Enthusiam for artificial intelligence within the microchip industry is palpable at the Mobile World Congress
Enthusiam for artificial intelligence within the microchip industry is palpable at the Mobile World Congress.

It's been a wild few years for the microchip industry, recovering from a long-term supply squeeze only to be thrust into the centre of a US-China battle to control supply lines of the valuable technology.

But an industry long associated with volatility is quietly getting excited that (AI) could be the key to some longer-term stability.

US firm Nvidia dominates the market in specialised chips known as GPUs, which happen to be ideal for training AI programmes like the wildly popular chatbot ChatGPT.

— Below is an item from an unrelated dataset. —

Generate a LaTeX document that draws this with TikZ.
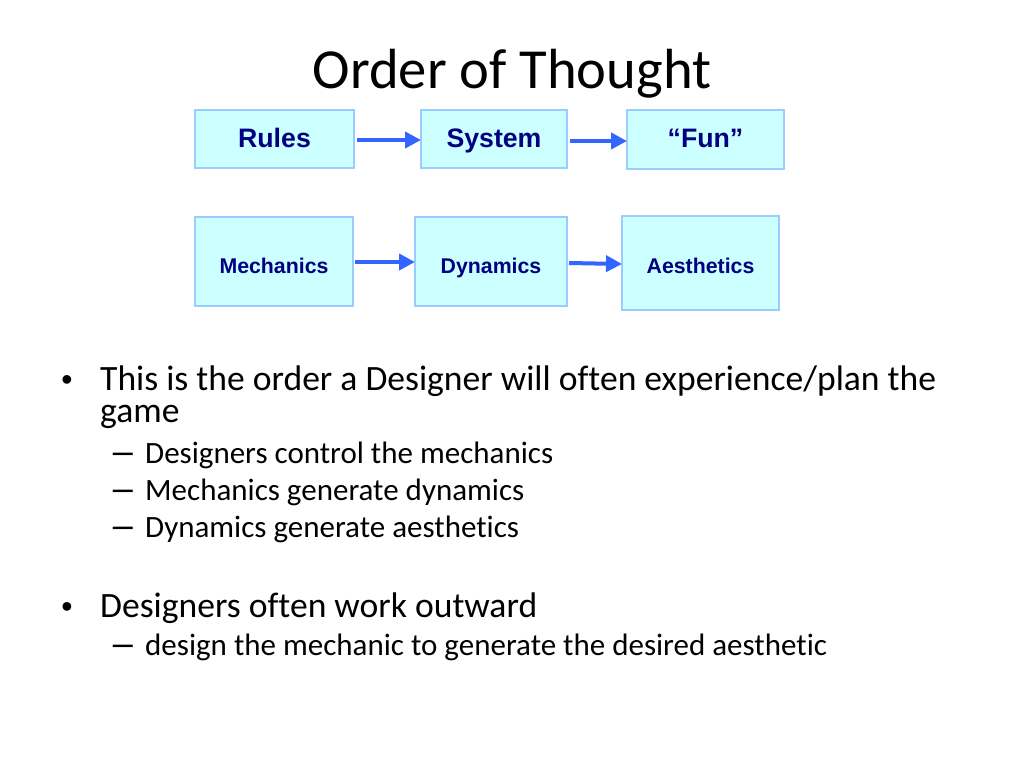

"Technology trends are working in Nvidia's direction," the firm's vice president Ronnie Vasishta told AFP this week at the Mobile World Congress (MWC) in Barcelona.

This has helped make Nvidia the biggest company in the sector—and one of the biggest firms of any kind in the United States—with a valuation of $580 billion.

Traditional rivals like Intel and Qualcomm are now on manoeuvres, desperate to make sure they do not miss out.

The tiny components, also known as semiconductors, are essential in everything from smartphones, PCs and to sophisticated weaponry, robotics and all other high-tech machinery.

AI already features heavily in all of these fields, and the advent of chatbots is only pushing it further into the public imagination.

Even in a sector where low-key engineers do the talking, the enthusiasm is palpable.

'Scratching the surface'

"The most exciting thing right now is AI," Cristiano Amon, boss of rival firm Qualcomm, told a Wall Street Journal event at the MWC.

He wants the world's phones to be tooled up with chips able to handle even the most tricky AI-related tasks, largely because Qualcomm leads the field in phone chips.

Vasishta is equally enthused.

"Where and how does AI get used? It's probably going to be easier to answer where is it not getting used," he said.

Another chip firm, the British-based Arm, is even further back in the production chain than Nvidia—it provides the designs used by chip suppliers.

The firm's Chris Bergey told AFP there was massive potential with AI.

The kind of chips Nvidia produces are great for training AI models in data centres, he said, but smartphones need chips that can act based on those models.

"It's a huge opportunity and it's ubiquitous," he said.

He compares the AI revolution to the onset of apps, which appeared about 15 years ago and rapidly changed the way we used technology.

"Definitely AI is something that has a lot of interesting applications and we're still scratching the surface of where we'll go."

'Too cool'

Yet, with chips, nothing is straightforward.

The supply chain is fiendishly complex—consulting firm Accenture reckons a crosses borders 70 times before it ends up in a phone, camera or car.

Countries like China and the United States would prefer to have greater control.

And there is an added problem: the factories that make most of the world's chips are in Taiwan, a self-ruled island that China claims.

This could bring China and the United States into direct conflict.

Mild-mannered as ever, semiconductor executives will not be drawn into discussions on these issues.

"We don't have really a position on the geopolitics, we comply with all the US regulations that are required as a US company," said Vasishta.

Bergey, who has spent 25 years in the industry, said he had seen chips lurch from being "very cool" to "very boring".

"They're cool right now, perhaps too cool with too much attention," he said.

"It's a dynamic thing the industry is dealing with and we'll have to see how these things play out."